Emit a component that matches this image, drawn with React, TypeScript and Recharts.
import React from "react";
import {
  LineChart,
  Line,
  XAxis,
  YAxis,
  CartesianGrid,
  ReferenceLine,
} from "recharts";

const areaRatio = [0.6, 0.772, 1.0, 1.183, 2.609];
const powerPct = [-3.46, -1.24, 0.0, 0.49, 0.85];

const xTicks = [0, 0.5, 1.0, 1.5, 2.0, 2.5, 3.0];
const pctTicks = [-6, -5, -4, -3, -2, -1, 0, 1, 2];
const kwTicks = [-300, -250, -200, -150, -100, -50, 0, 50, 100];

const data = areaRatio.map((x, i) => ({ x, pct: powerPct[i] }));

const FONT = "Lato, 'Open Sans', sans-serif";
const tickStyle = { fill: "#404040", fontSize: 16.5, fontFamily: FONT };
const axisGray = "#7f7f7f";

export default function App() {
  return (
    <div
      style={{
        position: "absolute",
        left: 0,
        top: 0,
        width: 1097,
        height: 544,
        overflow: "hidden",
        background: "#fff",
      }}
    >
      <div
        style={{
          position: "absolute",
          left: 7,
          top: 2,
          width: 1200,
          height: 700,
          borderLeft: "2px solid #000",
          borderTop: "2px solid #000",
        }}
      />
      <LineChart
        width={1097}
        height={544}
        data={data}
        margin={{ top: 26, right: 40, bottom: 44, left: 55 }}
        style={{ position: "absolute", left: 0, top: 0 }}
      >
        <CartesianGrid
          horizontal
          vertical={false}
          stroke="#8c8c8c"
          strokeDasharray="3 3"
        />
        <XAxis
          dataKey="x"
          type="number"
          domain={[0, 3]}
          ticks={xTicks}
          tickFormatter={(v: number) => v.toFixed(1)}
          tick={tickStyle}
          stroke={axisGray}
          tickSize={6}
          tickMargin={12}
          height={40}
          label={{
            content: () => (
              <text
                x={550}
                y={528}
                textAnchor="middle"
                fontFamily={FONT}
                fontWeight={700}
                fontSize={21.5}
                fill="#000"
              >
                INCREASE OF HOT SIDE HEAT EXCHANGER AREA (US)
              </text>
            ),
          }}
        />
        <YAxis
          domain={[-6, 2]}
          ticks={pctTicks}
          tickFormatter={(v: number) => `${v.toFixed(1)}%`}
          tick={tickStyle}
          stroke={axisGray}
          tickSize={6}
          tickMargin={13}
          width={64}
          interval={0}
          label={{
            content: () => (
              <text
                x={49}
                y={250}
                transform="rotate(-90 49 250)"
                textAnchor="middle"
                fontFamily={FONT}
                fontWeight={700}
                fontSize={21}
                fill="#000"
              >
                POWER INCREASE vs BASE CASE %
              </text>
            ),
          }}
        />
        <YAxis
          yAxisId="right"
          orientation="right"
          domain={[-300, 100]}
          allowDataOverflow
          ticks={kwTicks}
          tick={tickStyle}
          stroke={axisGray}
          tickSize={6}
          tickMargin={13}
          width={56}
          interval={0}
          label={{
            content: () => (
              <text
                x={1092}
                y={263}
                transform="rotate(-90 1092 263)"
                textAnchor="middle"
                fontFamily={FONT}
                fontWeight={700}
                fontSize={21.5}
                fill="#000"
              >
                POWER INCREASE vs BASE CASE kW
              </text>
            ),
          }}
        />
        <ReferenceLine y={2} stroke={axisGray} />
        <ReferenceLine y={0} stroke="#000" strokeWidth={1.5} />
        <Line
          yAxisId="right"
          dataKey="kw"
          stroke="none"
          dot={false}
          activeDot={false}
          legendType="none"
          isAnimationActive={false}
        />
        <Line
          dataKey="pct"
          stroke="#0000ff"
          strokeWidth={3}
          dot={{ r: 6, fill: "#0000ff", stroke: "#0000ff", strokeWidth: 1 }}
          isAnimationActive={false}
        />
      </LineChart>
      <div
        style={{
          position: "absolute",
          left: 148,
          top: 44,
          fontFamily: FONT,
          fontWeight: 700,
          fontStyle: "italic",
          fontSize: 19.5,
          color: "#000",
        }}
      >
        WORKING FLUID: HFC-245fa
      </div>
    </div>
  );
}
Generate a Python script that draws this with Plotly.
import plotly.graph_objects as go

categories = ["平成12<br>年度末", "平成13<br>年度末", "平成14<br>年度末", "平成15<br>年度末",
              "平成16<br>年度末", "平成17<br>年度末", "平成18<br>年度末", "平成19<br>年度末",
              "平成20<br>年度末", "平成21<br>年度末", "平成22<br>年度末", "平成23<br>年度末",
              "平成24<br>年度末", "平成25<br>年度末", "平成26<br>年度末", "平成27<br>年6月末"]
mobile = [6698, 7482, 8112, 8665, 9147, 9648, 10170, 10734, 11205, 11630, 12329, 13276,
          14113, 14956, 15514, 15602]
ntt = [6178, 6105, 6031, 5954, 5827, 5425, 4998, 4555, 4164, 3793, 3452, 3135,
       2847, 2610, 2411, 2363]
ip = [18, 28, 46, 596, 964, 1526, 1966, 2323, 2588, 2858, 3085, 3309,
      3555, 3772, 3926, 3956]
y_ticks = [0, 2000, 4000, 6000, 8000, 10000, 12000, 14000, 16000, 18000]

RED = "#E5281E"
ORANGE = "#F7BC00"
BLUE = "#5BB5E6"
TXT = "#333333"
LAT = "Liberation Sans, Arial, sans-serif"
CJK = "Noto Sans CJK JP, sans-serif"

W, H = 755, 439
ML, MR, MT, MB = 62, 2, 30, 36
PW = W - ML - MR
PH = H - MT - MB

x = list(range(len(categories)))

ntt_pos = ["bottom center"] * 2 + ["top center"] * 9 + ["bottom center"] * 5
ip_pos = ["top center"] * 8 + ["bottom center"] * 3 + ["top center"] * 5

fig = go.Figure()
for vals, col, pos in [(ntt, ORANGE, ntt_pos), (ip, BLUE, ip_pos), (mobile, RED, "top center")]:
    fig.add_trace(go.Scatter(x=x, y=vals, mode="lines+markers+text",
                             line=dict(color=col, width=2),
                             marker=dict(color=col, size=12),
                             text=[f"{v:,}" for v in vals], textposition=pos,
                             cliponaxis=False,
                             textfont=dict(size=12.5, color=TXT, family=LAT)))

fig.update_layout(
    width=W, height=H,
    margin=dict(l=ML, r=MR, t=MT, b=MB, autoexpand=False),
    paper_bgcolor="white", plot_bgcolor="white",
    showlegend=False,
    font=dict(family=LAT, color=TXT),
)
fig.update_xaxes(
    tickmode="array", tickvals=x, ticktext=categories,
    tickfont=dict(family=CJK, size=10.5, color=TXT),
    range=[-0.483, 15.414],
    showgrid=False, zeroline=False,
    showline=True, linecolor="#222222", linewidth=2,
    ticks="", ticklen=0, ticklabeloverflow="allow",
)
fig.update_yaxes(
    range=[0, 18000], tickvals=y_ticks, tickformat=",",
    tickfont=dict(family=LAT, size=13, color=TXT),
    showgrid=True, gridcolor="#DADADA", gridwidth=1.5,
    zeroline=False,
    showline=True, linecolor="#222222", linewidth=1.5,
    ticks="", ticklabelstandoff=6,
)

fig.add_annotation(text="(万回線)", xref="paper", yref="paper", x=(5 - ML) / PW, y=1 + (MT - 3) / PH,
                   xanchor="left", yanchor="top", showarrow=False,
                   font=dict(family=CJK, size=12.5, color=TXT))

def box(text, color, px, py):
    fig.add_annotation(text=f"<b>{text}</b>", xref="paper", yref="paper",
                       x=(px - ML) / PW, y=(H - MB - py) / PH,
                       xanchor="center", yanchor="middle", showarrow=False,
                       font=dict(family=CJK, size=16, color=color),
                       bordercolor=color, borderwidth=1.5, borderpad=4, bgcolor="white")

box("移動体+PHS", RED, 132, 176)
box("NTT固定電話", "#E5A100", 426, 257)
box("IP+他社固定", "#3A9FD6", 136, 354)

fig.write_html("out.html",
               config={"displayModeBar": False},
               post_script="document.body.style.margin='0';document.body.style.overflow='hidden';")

### [Task to complete]
Go through the listing above line by line and say how many lines hold the word "this". Reply with that number only.

### [Reply to the task]
2